Kalau boleh saya katakan, hari ini perempuan tugasnya begitu berat, dia berperan ganda yaitu selain mencukupi kebutuhan keluarganya dengan bekerja pun dia harus mengurusi anak dan rumah tangganya. Atau dengan bahasa lain perannya sebagai tulang punggung dan sekaligus sebagai tulang rusuk.

Sebagai tulang punggung, perempuan bertanggung jawab terhadap kemajuan perekonomian keluarga karena zaman sekarang kebutuhan hidup yang begitu banyak sehingga sulit bila hanya lelaki yang mencukupi ekonomi keluarga, apalagi dengan penghasilan yang pas-pas an.

Sebagai tulang rusuk, perempuan berkewajiban menemani suami, memperkuat tulang punggungnya dan melindunginya dari kepenatan hidup.

Itulah perempuan, hari ini harus menjadi ‘super women’ dan ‘super mom’.

Ahh..ternyata, penggugatan perempuan menimbulkan efek yang luar biasa dalam kehidupannya.
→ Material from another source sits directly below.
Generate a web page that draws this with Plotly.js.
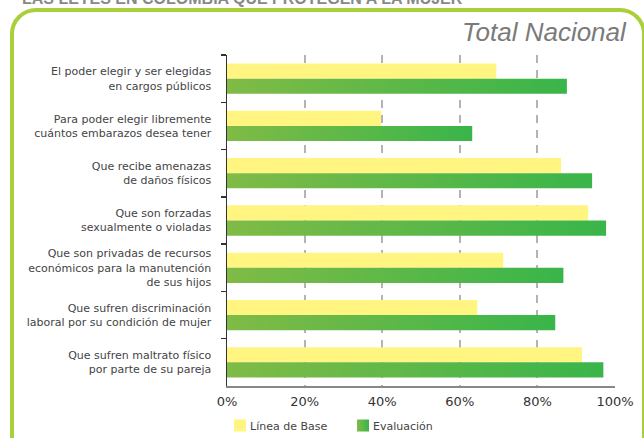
<!DOCTYPE html>
<html>
<head>
<meta charset="utf-8">
<script src="https://cdn.plot.ly/plotly-3.0.1.min.js"></script>
<style>
  html, body { margin: 0; padding: 0; background: #fff; }
  #wrap { position: relative; width: 644px; height: 438px; overflow: hidden; }
  #frame { position: absolute; left: 10px; top: 8px; width: 636px; height: 460px;
           border: 4px solid #a9d03a; border-radius: 26px; box-sizing: border-box; }
  #chart { position: absolute; left: 0; top: 0; width: 644px; height: 438px; }
</style>
</head>
<body>
<div id="wrap">
  <div id="frame"></div>
  <div id="chart"></div>
</div>
<script>
const categories = [
  "El poder elegir y ser elegidas<br>en cargos públicos",
  "Para poder elegir libremente<br>cuántos embarazos desea tener",
  "Que recibe amenazas<br>de daños físicos",
  "Que son forzadas<br>sexualmente o violadas",
  "Que son privadas de recursos<br>económicos para la manutención<br>de sus hijos",
  "Que sufren discriminación<br>laboral por su condición de mujer",
  "Que sufren maltrato físico<br>por parte de su pareja"
];
const lineaBase = [69.4, 39.7, 86.1, 93.1, 71.2, 64.5, 91.5];
const evaluacion = [87.6, 63.2, 94.1, 97.7, 86.7, 84.6, 97.0];
const tickVals = [0, 20, 40, 60, 80, 100];
const tickText = ["0%", "20%", "40%", "60%", "80%", "100%"];

const font = "DejaVu Sans, Verdana, sans-serif";

const traces = [
  { type: "bar", orientation: "h", name: "Línea de Base", y: categories, x: lineaBase,
    marker: { color: "#fff580" }, hoverinfo: "skip" },
  { type: "bar", orientation: "h", name: "Evaluación", y: categories, x: evaluacion,
    marker: { color: "#5cb848" }, hoverinfo: "skip" }
];

const layout = {
  width: 644, height: 438,
  margin: { l: 227, r: 29, t: 55, b: 52, pad: 0 },
  paper_bgcolor: "rgba(0,0,0,0)", plot_bgcolor: "rgba(0,0,0,0)",
  barmode: "group", bargap: 0.36, bargroupgap: 0,
  showlegend: true,
  legend: { orientation: "h", xref: "container", yref: "container",
            x: 210 / 644, xanchor: "left", y: 1 - 425.5 / 438, yanchor: "middle",
            font: { family: font, size: 11, color: "#444" }, traceorder: "normal",
            itemwidth: 30, entrywidth: 78, tracegroupgap: 0 },
  xaxis: { range: [0, 100], tickvals: tickVals, ticktext: tickText, automargin: false,
           showgrid: true, gridcolor: "#b3b3b3", gridwidth: 2, griddash: "8px,7px",
           zeroline: false, showline: true, linecolor: "#888", linewidth: 1.5,
           ticks: "", ticklabelstandoff: 3,
           tickfont: { family: font, size: 13, color: "#333" }, fixedrange: true },
  yaxis: { autorange: "reversed", type: "category", automargin: false,
           showline: true, linecolor: "#333", linewidth: 1.5,
           ticks: "outside", tickson: "boundaries", ticklen: 5, tickcolor: "#333", tickwidth: 1.5,
           ticklabelstandoff: 12,
           showgrid: false, tickfont: { family: font, size: 11, color: "#444" }, fixedrange: true },
  annotations: [
    { text: "Total Nacional", xref: "paper", yref: "paper", x: 1.0, xshift: 14, y: 1.0, yshift: 23,
      xanchor: "right", yanchor: "middle", showarrow: false,
      font: { family: "Liberation Sans, Arial, sans-serif", size: 26, color: "#7a7a7a", style: "italic" } },
    { text: "<b>LAS LEYES EN COLOMBIA QUE PROTEGEN A LA MUJER</b>", xref: "paper", yref: "paper",
      x: 0, xshift: -207, y: 1.0, yshift: 57, xanchor: "left", yanchor: "middle", showarrow: false,
      font: { family: "Liberation Sans, Arial, sans-serif", size: 16, color: "#888" } }
  ]
};

Plotly.newPlot("chart", traces, layout, { displayModeBar: false, staticPlot: true }).then(function (gd) {
  const svgNS = "http://www.w3.org/2000/svg";
  const svg = gd.querySelector("svg.main-svg");
  let defs = svg.querySelector("defs");
  if (!defs) { defs = document.createElementNS(svgNS, "defs"); svg.insertBefore(defs, svg.firstChild); }
  const grad = document.createElementNS(svgNS, "linearGradient");
  grad.setAttribute("id", "evalGrad");
  grad.setAttribute("x1", "0"); grad.setAttribute("y1", "0");
  grad.setAttribute("x2", "1"); grad.setAttribute("y2", "0");
  [["0", "#80bb46"], ["1", "#39b54a"]].forEach(function (s) {
    const st = document.createElementNS(svgNS, "stop");
    st.setAttribute("offset", s[0]); st.setAttribute("stop-color", s[1]);
    grad.appendChild(st);
  });
  defs.appendChild(grad);
  const barTraces = gd.querySelectorAll(".barlayer .trace.bars");
  if (barTraces.length > 1) {
    barTraces[1].querySelectorAll("path").forEach(function (p) { p.style.fill = "url(#evalGrad)"; });
  }
  const legendTraces = gd.querySelectorAll(".legend .traces");
  legendTraces.forEach(function (lt, i) {
    const pts = lt.querySelector(".legendpoints");
    if (pts) pts.setAttribute("transform", "translate(10,0)");
    if (i === 1) lt.querySelectorAll(".legendpoints path").forEach(function (p) { p.style.fill = "url(#evalGrad)"; });
  });
});
</script>
</body>
</html>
Ini juga terjadi karena mungkin laki-laki tidak semuanya memahami perjuangan yang di inginkannya atau mungkin tidak mau sama sekali berpartisipasi.

Ketika perempuan mengharuskan bekerja diluar, maka seharusnya kewajiban dirumah seperti memasak, mencuci, membersihkan rumah dan lain sebagainya bukan hanya tanggung jawab istri saja akan tetapi kewajiban bersama. Disinilah perlunya saling memahami dan mengerti diantara keduabelah pihak.

Proses dekonstruksi memang akan selalu melahirkan retakan-retakan bahkan kepingan-kepingan budaya baru atau juga bisa menghancur leburkan.

Kita harus menambal retakan tersebut, menyusun kembali kepingan tersebut ataupun mengumpulkan leburan debu tersebut dan membentuknya menjadi produk budaya yang diharapkan.

Bermusyawarah untuk mendudukan permasalahan pada tempat yang diharapkan adalah jalan terbaik untuk menyelesaikan ini. Jangan sampai timbul emansipasi wanita yang kebablasan, memahami gerakan gender dalam perspektif kurang benar sehingga muncul penentangan kodrati mereka.